Could a Toad’s Psychedelic Venom Help Treat Psychiatric Disorders?

New research from Columbia in the journal Nature suggests that modified venom could help treat depression and anxiety.

May 10, 2024

A modified psychedelic found in the venom of a poisonous toad could be an effective treatment option for depression and anxiety, a new study published this week in the journal Nature found.

Recent scientific research has shown the potential of psychedelics in treating conditions such as depression, anxiety, and substance use disorders. These substances are thought to interact with serotonin receptors. The majority of research on psychedelics has focused on a serotonin receptor called 5-HT2A, with less effort focused on investigating the role of another serotonin receptor, 5-HT1A, in the effects of these compounds. 

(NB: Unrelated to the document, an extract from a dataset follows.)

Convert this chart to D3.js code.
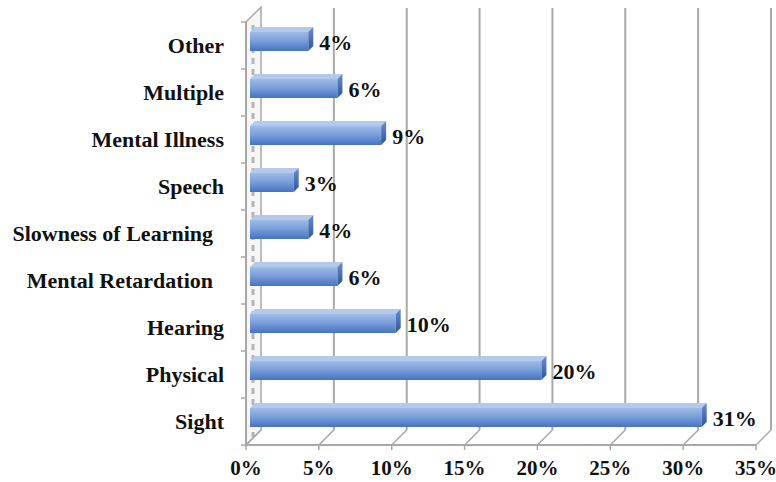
<!DOCTYPE html>
<html>
<head>
<meta charset="utf-8">
<script src="https://d3js.org/d3.v7.min.js"></script>
<title>Disability types</title>
<style>
  body { margin: 0; background: #fff; }
  svg { display: block; }
  text { font-family: "Liberation Serif", "Times New Roman", serif; font-weight: bold; fill: #111; }
</style>
</head>
<body>
<svg width="776" height="482"></svg>
<script>

// data, top to bottom as shown
let categories = ["Other", "Multiple", "Mental Illness", "Speech", "Slowness of Learning  ",
                  "Mental Retardation  ", "Hearing", "Physical", "Sight"];
let values = [4, 6, 9, 3, 4, 6, 10, 20, 31];
let tickValues = [0, 5, 10, 15, 20, 25, 30, 35];

let svg = d3.select("svg");

let depthX = 15, depthY = -15;   // offset of the back wall
let floorY = 445;

let x = d3.scaleLinear().domain([0, 35]).range([246, 756]);
let y = d3.scaleBand().domain(categories).range([22, floorY]).paddingInner(0);

let grid = "#a8a8a8";

// bar gradients
let defs = svg.append("defs");
let g1 = defs.append("linearGradient").attr("id", "face").attr("x1", 0).attr("y1", 0).attr("x2", 0).attr("y2", 1);
g1.append("stop").attr("offset", "0%").attr("stop-color", "#9fbbe6");
g1.append("stop").attr("offset", "45%").attr("stop-color", "#7b9fdb");
g1.append("stop").attr("offset", "100%").attr("stop-color", "#4672bf");
let g2 = defs.append("linearGradient").attr("id", "cap").attr("x1", 0).attr("y1", 0).attr("x2", 0).attr("y2", 1);
g2.append("stop").attr("offset", "0%").attr("stop-color", "#6a8ccc");
g2.append("stop").attr("offset", "100%").attr("stop-color", "#2f5597");

// left wall
svg.append("polygon")
    .attr("points", [[246, 22], [246 + depthX, 22 + depthY], [246 + depthX, floorY + depthY], [246, floorY]].join(" "))
    .attr("fill", "#f6f6f6")
    .attr("stroke", grid)
    .attr("stroke-width", 1.5);
svg.append("line")
    .attr("x1", 253).attr("x2", 253)
    .attr("y1", 25).attr("y2", floorY - 8)
    .attr("stroke", "#9a9a9a")
    .attr("stroke-width", 3)
    .attr("stroke-dasharray", "6,5")
    .attr("opacity", 0.7);
svg.append("line")
    .attr("x1", 246).attr("x2", 246)
    .attr("y1", 22).attr("y2", floorY)
    .attr("stroke", grid).attr("stroke-width", 2);

// back wall gridlines
svg.selectAll(".grid").data(tickValues.slice(1)).enter().append("line")
    .attr("class", "grid")
    .attr("x1", d => x(d) + depthX).attr("x2", d => x(d) + depthX)
    .attr("y1", 8).attr("y2", floorY + depthY)
    .attr("stroke", grid).attr("stroke-width", 2);

// floor lines
svg.selectAll(".floor").data(tickValues).enter().append("line")
    .attr("class", "floor")
    .attr("x1", d => x(d)).attr("x2", d => x(d) + depthX)
    .attr("y1", floorY).attr("y2", floorY + depthY)
    .attr("stroke", grid).attr("stroke-width", 1.5);

// front axis
svg.append("line")
    .attr("x1", x(0)).attr("x2", x(35))
    .attr("y1", floorY).attr("y2", floorY)
    .attr("stroke", grid).attr("stroke-width", 2);
svg.selectAll(".xtick").data(tickValues).enter().append("line")
    .attr("class", "xtick")
    .attr("x1", d => x(d)).attr("x2", d => x(d))
    .attr("y1", floorY).attr("y2", floorY + 5)
    .attr("stroke", grid).attr("stroke-width", 1.5);
svg.selectAll(".xlabel").data(tickValues).enter().append("text")
    .attr("class", "xlabel")
    .attr("x", d => x(d))
    .attr("y", 475)
    .attr("text-anchor", "middle")
    .attr("font-size", 21)
    .text(d => d + "%");

// left ticks
let bounds = categories.map(c => y(c)).concat([floorY]);
svg.selectAll(".ytick").data(bounds).enter().append("line")
    .attr("class", "ytick")
    .attr("x1", 241).attr("x2", 246)
    .attr("y1", d => d).attr("y2", d => d)
    .attr("stroke", grid).attr("stroke-width", 1.5);

svg.selectAll(".ylabel").data(categories).enter().append("text")
    .attr("class", "ylabel")
    .attr("x", 224)
    .attr("y", c => y(c) + 23)
    .attr("dy", "0.35em")
    .attr("text-anchor", "end")
    .attr("font-size", 22)
    .style("white-space", "pre")
    .text(c => c);

// bars
let dx = 5, dy = -5;
let bars = svg.selectAll(".bar").data(categories).enter().append("g").attr("class", "bar");
bars.each(function(c, i) {
  let g = d3.select(this);
  let x0 = x(0) + 4, x1 = x(values[i]) + 4;
  let y0 = y(c) + 10, y1 = y(c) + 29;
  g.append("polygon")
      .attr("points", [[x0, y0], [x1, y0], [x1 + dx, y0 + dy], [x0 + dx, y0 + dy]].join(" "))
      .attr("fill", "#b3caec");
  g.append("rect")
      .attr("x", x0).attr("y", y0)
      .attr("width", x1 - x0).attr("height", y1 - y0)
      .attr("fill", "url(#face)");
  g.append("polygon")
      .attr("points", [[x1, y0], [x1 + dx, y0 + dy], [x1 + dx, y1 + dy], [x1, y1]].join(" "))
      .attr("fill", "url(#cap)");
});

svg.selectAll(".vlabel").data(categories).enter().append("text")
    .attr("class", "vlabel")
    .attr("x", (c, i) => x(values[i]) + 15)
    .attr("y", c => y(c) + 20)
    .attr("dy", "0.35em")
    .attr("font-size", 22)
    .text((c, i) => values[i] + "%");

</script>
</body>
</html>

Dr. David Lankri, a researcher in the laboratory of Columbia Chemistry Professor Dalibor Sames, in collaboration with Dr. Daniel Wacker’s group at Icahn School of Medicine at Mt. Sinai in New York, investigated the mechanism by which the hallucinogen 5-MeO-DMT (found in the poison of the Colorado River toad and associated with intense psychedelic experiences) interacts with 5-HT1A. The researchers examined the serotonin receptor’s structure in great detail and modified specific sites in the compound. The result was a highly 5-HT1A-selective variant of 5-MeO-DMT that was then tested for efficacy in mice. In tests, the compound was found to produce similar antidepressant-like activity to ketamine. Importantly, this effect was accomplished without the hallucinogenic effects of the unaltered compound.

“We are excited to have identified a compound that has highly potent therapeutic effects while avoiding the “psychedelic receptor” 5HT2A,” said Lankri

These findings provide clarity on the ways in which this type of psychedelic can modulate the receptors in the brains of mammals and suggest a potential avenue for the development of medications for neuropsychiatric disorders. Further research is needed to assess whether these findings might translate to humans. 

“5-MeO-DMT, which is sometimes referred to as the ‘god molecule’ has held our interest for many years due to its intense and unique subjective experiences, and more recently promising therapeutic signals in preliminary clinical studies,” said Sames. “We also arrive at MeO-DMT by breaking down another enigmatic psychedelic, named ibogaine, which holds remarkable promise in the treatment of opioid addiction, PTSD, and traumatic brain injury (TBI). These two molecules—5-MeO-DMT and ibogaine—provide a rich and fertile area for discovery of novel therapeutics.”

“We’re hopeful that the insights from our study and the ongoing research in our labs will prove useful in the development of the next generation of psychedelic-inspired medicines,” Sames said.

This story was adapted from a press release by the journal Nature.